Set on a farm outside Pretoria in the mid 80s, the novel opens with the death of Rachel - Ma - who leaves behind a broken family and a promise from her husband Manie that their black housemaid Salome must be given her own house and land. This promise is overheard by her youngest daughter Amor whose unwillingness to let the matter drop becomes a jinx which overshadows any family unity. When the white Afrikaner family gather at Rachel's funeral this promise is deferred as the family comes to terms with Ma's wishes to receive a Jewish burial in conflict with her own family's faith. Ma leaves behind other ghosts impacting her immediate family - alongside husband Manie are their three children - each with their own demons. Eldest son Anton cannot escape from an impulsive crime he commits whilst doing his service, Astrid, once carefree and joyous finds herself unhappily married with twins and consequently striving for an unrealistic better life, whilst Amor whose near death experience as a child seems to have marked her as separate from her siblings can never forgive her family for not honouring their mother's promise.

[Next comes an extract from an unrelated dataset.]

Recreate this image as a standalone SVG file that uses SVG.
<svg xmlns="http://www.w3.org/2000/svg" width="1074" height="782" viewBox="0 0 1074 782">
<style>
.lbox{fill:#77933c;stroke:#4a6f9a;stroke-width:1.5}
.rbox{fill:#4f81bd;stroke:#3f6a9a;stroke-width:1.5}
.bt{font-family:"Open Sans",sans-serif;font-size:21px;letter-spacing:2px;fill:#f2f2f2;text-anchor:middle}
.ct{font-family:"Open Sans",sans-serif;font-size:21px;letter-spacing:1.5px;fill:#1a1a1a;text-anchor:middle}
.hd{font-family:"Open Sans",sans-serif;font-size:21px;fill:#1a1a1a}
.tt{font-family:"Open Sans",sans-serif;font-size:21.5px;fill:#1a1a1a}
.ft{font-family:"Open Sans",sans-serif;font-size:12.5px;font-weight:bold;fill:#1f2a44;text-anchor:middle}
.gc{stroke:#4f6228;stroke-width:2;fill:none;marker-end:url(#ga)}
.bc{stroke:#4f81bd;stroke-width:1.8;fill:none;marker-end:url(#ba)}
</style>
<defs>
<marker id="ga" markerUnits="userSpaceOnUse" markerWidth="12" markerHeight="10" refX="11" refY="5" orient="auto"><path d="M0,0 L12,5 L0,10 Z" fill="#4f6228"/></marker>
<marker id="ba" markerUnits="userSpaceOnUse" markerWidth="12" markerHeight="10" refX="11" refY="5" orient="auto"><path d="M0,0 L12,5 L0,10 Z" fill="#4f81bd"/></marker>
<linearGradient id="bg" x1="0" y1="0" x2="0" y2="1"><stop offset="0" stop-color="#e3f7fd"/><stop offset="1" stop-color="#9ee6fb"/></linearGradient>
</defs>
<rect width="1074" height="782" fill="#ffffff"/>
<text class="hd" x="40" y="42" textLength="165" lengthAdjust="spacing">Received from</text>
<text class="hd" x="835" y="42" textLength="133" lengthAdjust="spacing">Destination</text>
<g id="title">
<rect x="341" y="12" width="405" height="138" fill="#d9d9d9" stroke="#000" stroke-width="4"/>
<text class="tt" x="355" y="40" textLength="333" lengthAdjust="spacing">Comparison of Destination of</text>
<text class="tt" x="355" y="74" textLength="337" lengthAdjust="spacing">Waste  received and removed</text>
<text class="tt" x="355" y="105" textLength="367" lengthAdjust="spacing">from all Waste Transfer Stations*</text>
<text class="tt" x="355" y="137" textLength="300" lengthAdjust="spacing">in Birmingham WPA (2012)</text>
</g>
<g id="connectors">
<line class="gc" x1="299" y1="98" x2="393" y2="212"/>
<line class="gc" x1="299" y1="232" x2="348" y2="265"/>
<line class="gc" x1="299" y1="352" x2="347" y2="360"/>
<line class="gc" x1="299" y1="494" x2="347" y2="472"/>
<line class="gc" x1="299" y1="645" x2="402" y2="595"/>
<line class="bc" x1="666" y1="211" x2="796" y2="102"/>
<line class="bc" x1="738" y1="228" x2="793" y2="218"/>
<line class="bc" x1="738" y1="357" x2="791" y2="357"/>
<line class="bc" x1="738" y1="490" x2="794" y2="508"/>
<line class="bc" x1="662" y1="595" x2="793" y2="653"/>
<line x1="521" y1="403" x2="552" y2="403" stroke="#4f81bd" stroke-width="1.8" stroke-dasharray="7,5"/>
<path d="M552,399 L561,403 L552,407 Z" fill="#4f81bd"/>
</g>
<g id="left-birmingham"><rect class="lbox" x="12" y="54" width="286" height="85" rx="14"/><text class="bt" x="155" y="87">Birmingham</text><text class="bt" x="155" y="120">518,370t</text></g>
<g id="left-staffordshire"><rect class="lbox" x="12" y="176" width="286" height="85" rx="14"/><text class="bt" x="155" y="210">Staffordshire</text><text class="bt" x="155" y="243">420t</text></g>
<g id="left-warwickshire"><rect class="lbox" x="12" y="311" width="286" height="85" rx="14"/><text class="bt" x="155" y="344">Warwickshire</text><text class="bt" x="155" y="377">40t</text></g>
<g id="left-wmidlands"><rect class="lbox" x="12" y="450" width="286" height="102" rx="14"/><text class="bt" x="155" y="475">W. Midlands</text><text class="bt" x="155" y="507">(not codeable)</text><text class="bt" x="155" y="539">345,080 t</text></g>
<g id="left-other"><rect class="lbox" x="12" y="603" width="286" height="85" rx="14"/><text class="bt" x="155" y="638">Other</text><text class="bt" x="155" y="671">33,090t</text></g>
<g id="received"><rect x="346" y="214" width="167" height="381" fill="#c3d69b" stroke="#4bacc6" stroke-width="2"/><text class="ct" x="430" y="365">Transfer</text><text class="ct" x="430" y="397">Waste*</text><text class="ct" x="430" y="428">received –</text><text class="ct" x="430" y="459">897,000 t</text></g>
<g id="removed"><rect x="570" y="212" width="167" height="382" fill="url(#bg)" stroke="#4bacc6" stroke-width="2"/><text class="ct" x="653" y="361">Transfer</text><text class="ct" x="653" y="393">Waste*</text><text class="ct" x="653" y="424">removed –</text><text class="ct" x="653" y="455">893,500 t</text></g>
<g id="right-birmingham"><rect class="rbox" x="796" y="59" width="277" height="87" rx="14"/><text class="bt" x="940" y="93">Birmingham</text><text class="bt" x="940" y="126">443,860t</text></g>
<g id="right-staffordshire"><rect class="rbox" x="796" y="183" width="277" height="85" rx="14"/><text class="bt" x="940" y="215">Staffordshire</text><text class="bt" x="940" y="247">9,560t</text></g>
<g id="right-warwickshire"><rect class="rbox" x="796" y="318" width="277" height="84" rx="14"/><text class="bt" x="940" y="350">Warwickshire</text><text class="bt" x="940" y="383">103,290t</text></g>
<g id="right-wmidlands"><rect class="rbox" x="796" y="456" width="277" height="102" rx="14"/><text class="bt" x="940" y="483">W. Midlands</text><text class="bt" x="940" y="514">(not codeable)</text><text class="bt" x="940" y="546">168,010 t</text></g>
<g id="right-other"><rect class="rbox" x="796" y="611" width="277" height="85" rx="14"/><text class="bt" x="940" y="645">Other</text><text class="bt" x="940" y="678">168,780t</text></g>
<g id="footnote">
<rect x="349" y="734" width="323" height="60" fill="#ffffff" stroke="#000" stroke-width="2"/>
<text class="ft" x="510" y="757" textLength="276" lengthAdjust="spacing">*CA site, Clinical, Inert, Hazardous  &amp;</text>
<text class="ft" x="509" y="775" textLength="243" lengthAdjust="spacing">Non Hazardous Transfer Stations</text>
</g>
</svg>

Divided into four stories the story moves along seamlessly from one character to the next over the subsequent four decades. The writing is beautifully crafted. Galgut expertly switches narration, often in the middle of a thought process catching you unaware, his original descriptions, the asides as if the author is saying "come on, you know what I mean" and the subtle thought process which as a reader you feel part of. Lastly there is the unsaid - you know there is so much more to know about Salome but that almost seems to be the point.

"The box is empty and has four sides, no, six, no, more, but what does it matter when it's going into the ground?"

Funerals bring the family together over the decades at which point they try to understand old wounds as well as reconsider 'the promise' that remains broken. And lastly, the final question - could Manie have fulfilled his promise even if wanted to?